Reserve Funding - Don't Get Stuck in the Rain
As a homeowner in a community governed by a Homeowners Association (HOA), it is important to understand the importance and legal requirements of having a reserve account. A reserve account is like a savings account for the community, set aside to cover unexpected expenses, such as major repairs or replacements of common property. Your HOA should have a reserve study handy to help better understand how much money should be set aside.
In Utah, it is required by law (per Utah Code 57-8 and 57-8a) for all HOAs to have a reserve account and to ensure that it is properly funded. This means that as a homeowner in an HOA community, you are legally required to contribute to the reserve account, based on your reserve study, and your HOA is legally required to manage and maintain it.

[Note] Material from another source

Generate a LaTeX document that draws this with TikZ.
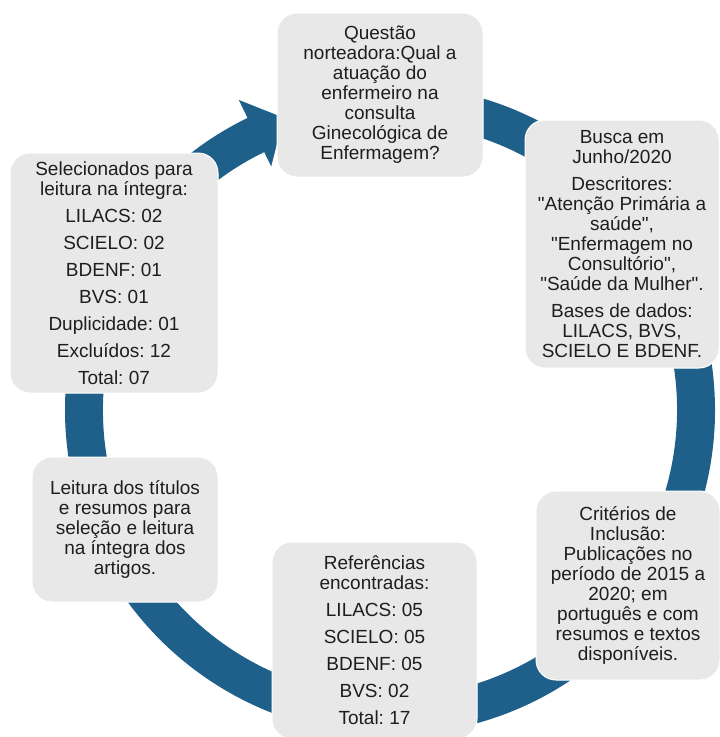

Properly funding the reserve account is critical for the financial well-being of the community. Think of it as a "rainy day fund" for your community - without it, your community may find itself in difficult positions when unexpected expenses arise. For example, deferred maintenance can lead to further deterioration of common property and higher costs in the long run. Additionally, your community may face lawsuits from residents or mortgage companies.
On the other hand, communities that properly fund their reserve account are "EVER-READY" and always prepared for the unexpected. They have peace of mind knowing that they have the funds set aside to cover unexpected expenses, and they can avoid special assessments or loans to pay for these expenses.
As a homeowner in an HOA community, it is important to understand the importance and legal requirements of having a properly funded reserve account. Not only is it important for the financial well-being of your community, but it is also the law. So, next time you're discussing the budget for your community, remember that setting aside some money for long-term expenses is like having a "safety net" for your community. It will give you peace of mind and make sure that you're prepared for whatever life throws your way.